Some of the works on show were donated to the Courtauld in the belief that they were genuine: for example, Giunti’s painting was part of the bequest by Viscount Lee of Fareham in 1947 and a drawing of a naked woman that purports to be by Auguste Rodin was part of the Samuel Courtauld gift in 1935. Neither is ever on display as part of the Courtauld’s permanent collection, and that is typical of most museums, which rarely hesitate to whisk a work out of sight as soon as its authenticity is doubted. Visitors to the Getty Villa in Malibu, for example, no longer see what was its most celebrated archaic Greek sculpture, the Getty kouros, acquired in 1985 and now widely, if not conclusively, thought to be a fake. In some ways this is a pity, because such works are often then consigned to a scholarly limbo. A major example in the Courtauld’s display is a small drawing in brown ink and red chalk of a standing Virgin and Child. It was bequeathed by Antoine Seilern in 1978 as by Michelangelo but since 1998 has been one of a group of eleven drawings doubted as the result of an anonymous telephone call to the Courtauld claiming that they are all by the forger Eric Hebborn. The display includes two of these drawings, by Giambattista Tiepolo and Francesco Guardi, which research has shown are in fact indubitably authentic. In the case of the ‘Michelangelo’ technical examination may yet tilt the judgment against the forger. 

Another reason to regret museums’ squeamishness about forgery is that exhibiting a fake or a doubtful work, such as the kouros, next to a comparable genuine work can be very instructive. The curators of the display, Rachel Hapoienu and Karen Serres, have made good use of a group of drawings donated by Brinsley Ford in 2011 that he knew to be fakes and thought would be useful for teaching purposes. By pairing a forgery with a genuine drawing the all-but unfakeable brilliance of Tiepolo’s draughtsmanship is made vividly apparent, whereas the juxtaposition of a modest sketch by Constantin Guys with an ambitious fake may make even some art historians pause. All the works on show are put to good didactic purpose: visitors learn, for example, of the significance of the distinction between wove and laid paper and the use of watermarks for dating and authenticating drawings. The popularity of the Courtauld display suggests that there would be an appetite for a large exhibition of a sort not seen since Fakes at the British Museum in 1990,[2] but it also by implication makes a case for similar small displays being part of permanent museum installations. 

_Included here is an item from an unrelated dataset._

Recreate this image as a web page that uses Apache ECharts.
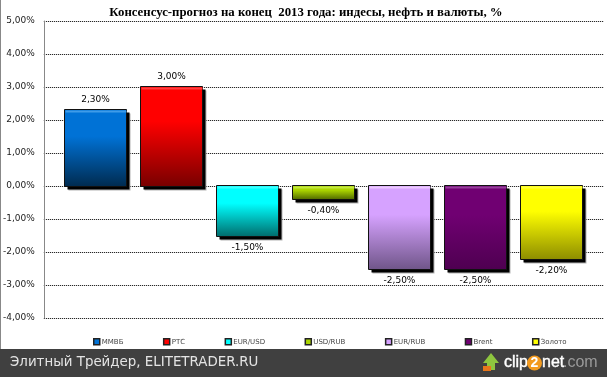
<!DOCTYPE html>
<html>
<head>
<meta charset="utf-8">
<style>
html, body { margin: 0; padding: 0; background: #fff; }
#chart { width: 607px; height: 377px; }
</style>
<script src="https://cdn.jsdelivr.net/npm/echarts@6/dist/echarts.min.js"></script>
</head>
<body>
<div id="chart"></div>
<script>
const chartTitle = 'Консенсус-прогноз на конец  2013 года: индесы, нефть и валюты, %'
const footerText = 'Элитный Трейдер, ELITETRADER.RU'
const categories = ['2013']
const names = ['ММВБ', 'РТС', 'EUR/USD', 'USD/RUB', 'EUR/RUB', 'Brent', 'Золото']
const values = [2.3, 3.0, -1.5, -0.4, -2.5, -2.5, -2.2]
const topColors = ['#0072d6', '#ff0000', '#00ffff', '#aad400', '#d6a2ff', '#700072', '#ffff00']
const bottomColors = ['#002a4e', '#770000', '#006a6a', '#4c6400', '#6f5588', '#4e0050', '#8c8c00']
const bevelColors = ['#3f9be8', '#ff4040', '#40ffff', '#c4e840', '#eccaff', '#94409a', '#ffff40']

const barWidth = 62
const barStep = 76

function percent(v) {
    return v.toFixed(2).replace('.', ',') + '%'
}

// bar with hard black shadow, a normal bar's shadow falls on top of its own fill
function drawBar(i) {
    return function (params, api) {
        let base = api.coord([api.value(0), 0])
        let end = api.coord([api.value(0), api.value(1)])
        let x = Math.round(base[0] + (i - 3) * barStep - barWidth / 2) - 0.5
        let y0 = Math.round(Math.min(base[1], end[1])) - 0.5
        let y1 = Math.round(Math.max(base[1], end[1])) + 0.5
        let h = y1 - y0
        let labelY = api.value(1) < 0 ? y1 + 11 : y0 - 10
        return {
            type: 'group',
            children: [
                { type: 'rect', shape: { x: x + 4, y: y0 + 4, width: barWidth, height: h }, style: { fill: '#b4b4b4' } },
                { type: 'rect', shape: { x: x + 3, y: y0 + 3, width: barWidth, height: h }, style: { fill: '#000' } },
                {
                    type: 'rect',
                    shape: { x: x, y: y0, width: barWidth, height: h },
                    style: {
                        fill: {
                            type: 'linear', x: 0, y: 0, x2: 0, y2: 1,
                            colorStops: [
                                { offset: 0, color: topColors[i] },
                                { offset: 0.35, color: topColors[i] },
                                { offset: 1, color: bottomColors[i] }
                            ]
                        },
                        stroke: '#111',
                        lineWidth: 1
                    }
                },
                { type: 'rect', shape: { x: x + 1, y: y0 + 1, width: barWidth - 1, height: 2 }, style: { fill: bevelColors[i] } },
                {
                    type: 'text',
                    style: {
                        text: percent(api.value(1)),
                        x: x + barWidth / 2,
                        y: labelY,
                        align: 'center',
                        verticalAlign: 'middle',
                        font: '9px "DejaVu Sans"',
                        fill: '#000'
                    }
                }
            ]
        }
    }
}

let chart = echarts.init(document.getElementById('chart'))
chart.setOption({
    animation: false,
    backgroundColor: '#fff',
    title: {
        text: chartTitle,
        left: 301,
        top: 1,
        textAlign: 'center',
        textStyle: {
            fontFamily: 'Liberation Serif',
            fontSize: 12.8,
            fontWeight: 'bold',
            color: '#000'
        }
    },
    legend: {
        left: 88,
        top: 333,
        itemWidth: 6,
        itemHeight: 6,
        itemGap: 39.5,
        icon: 'rect',
        data: names.map((name, i) => ({
            name: name,
            itemStyle: { color: topColors[i], borderColor: '#222', borderWidth: 1.5 }
        })),
        textStyle: {
            fontFamily: 'DejaVu Sans',
            fontSize: 7,
            color: '#444',
            padding: [0, 0, 0, -3]
        }
    },
    grid: { left: 41.5, right: 3, top: 21, bottom: 59 },
    xAxis: {
        type: 'category',
        data: categories,
        axisLine: { show: false },
        axisTick: { show: false },
        axisLabel: { show: false }
    },
    yAxis: {
        type: 'value',
        min: -4,
        max: 5,
        interval: 1,
        axisLine: { show: true, lineStyle: { color: '#888', width: 1 } },
        axisTick: { show: false },
        axisLabel: {
            formatter: percent,
            fontFamily: 'DejaVu Sans',
            fontSize: 9,
            color: '#222',
            margin: 9,
            padding: [2, 0, 0, 0]
        },
        splitLine: { lineStyle: { color: '#000', type: [1, 1], width: 1 } }
    },
    series: names.map((name, i) => ({
        name: name,
        type: 'custom',
        renderItem: drawBar(i),
        encode: { x: 0, y: 1 },
        clip: false,
        itemStyle: { color: topColors[i] },
        data: [[0, values[i]]]
    })),
    graphic: [
        { type: 'rect', shape: { x: 0, y: 0, width: 1, height: 349 }, style: { fill: '#888' }, z: 10 },
        { type: 'rect', shape: { x: 0, y: 349, width: 607, height: 28 }, style: { fill: '#404040' }, z: 10 },
        { type: 'text', z: 11, style: { x: 10, y: 363, text: footerText, fill: '#e4e4e4', verticalAlign: 'middle', font: '13.4px "DejaVu Sans"' } },
        {
            type: 'polygon', z: 11,
            shape: { points: [[483, 363], [491, 353], [499, 363], [495, 363], [495, 370], [487, 370], [487, 363]] },
            style: { fill: '#8ec63f' }
        },
        { type: 'rect', z: 11, shape: { x: 483, y: 366, width: 8, height: 5 }, style: { fill: '#e8761a' } },
        { type: 'text', z: 11, style: { x: 504, y: 363, text: 'clip', fill: '#fff', stroke: '#fff', lineWidth: 0.4, verticalAlign: 'middle', font: '16px "Liberation Sans"' } },
        { type: 'circle', z: 11, shape: { cx: 534.5, cy: 363, r: 7.5 }, style: { fill: '#f39a1e' } },
        { type: 'text', z: 12, style: { x: 534.5, y: 363, text: '2', fill: '#fff', align: 'center', verticalAlign: 'middle', font: 'bold 14px "Liberation Sans"' } },
        { type: 'text', z: 11, style: { x: 542, y: 363, text: 'net', fill: '#fff', stroke: '#fff', lineWidth: 0.4, verticalAlign: 'middle', font: '16px "Liberation Sans"' } },
        { type: 'text', z: 11, style: { x: 563, y: 363, text: '.com', fill: '#9a9a9a', verticalAlign: 'middle', font: '16px "Liberation Sans"' } }
    ]
})
</script>
</body>
</html>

Faking in the art world extends well beyond the forgery of works of art, since it encompasses, for example, inventing documents, such as dealers’ invoices, to create fictitious provenances. Might ChatGPT be able to help a faker there? It seems wise to that idea: when asked to provide a provenance for the Madonna of the Veil, it replied: ‘I recommend visiting the official website of the Courtauld Gallery or contacting the gallery directly for the latest information’. The use of ChatGPT to create work plausibly written by students is, however, an issue that universities are having to confront.[3] Judging by the first paragraph of this Editorial, the technology has some way to go before readers of this Magazine are likely to be deceived, but, given the speed of AI’s development, ‘some way to go’ is unlikely to be far away at all. 

[1] There is no catalogue, but the entire display has been published online, available at www.courtauld.ac.uk/wp-content/uploads/2023/03/Art-and-Artifice-PDF-for-website.pdf, accessed 18th July 2023. 

[2] Reviewed by Nicholas Penny in this Magazine, 132 (1990), pp.504–06. 

[3] See, for example, S. Weale: ‘Lecturers urged to review assessments in UK amid concerns over new AI tool’, The Guardian (13th January 2023), available at www.theguardian.com/technology/2023/jan/13/end-of-theessay- uk-lecturers-assessments-chatgpt-concerns-ai, accessed 18th July 2023.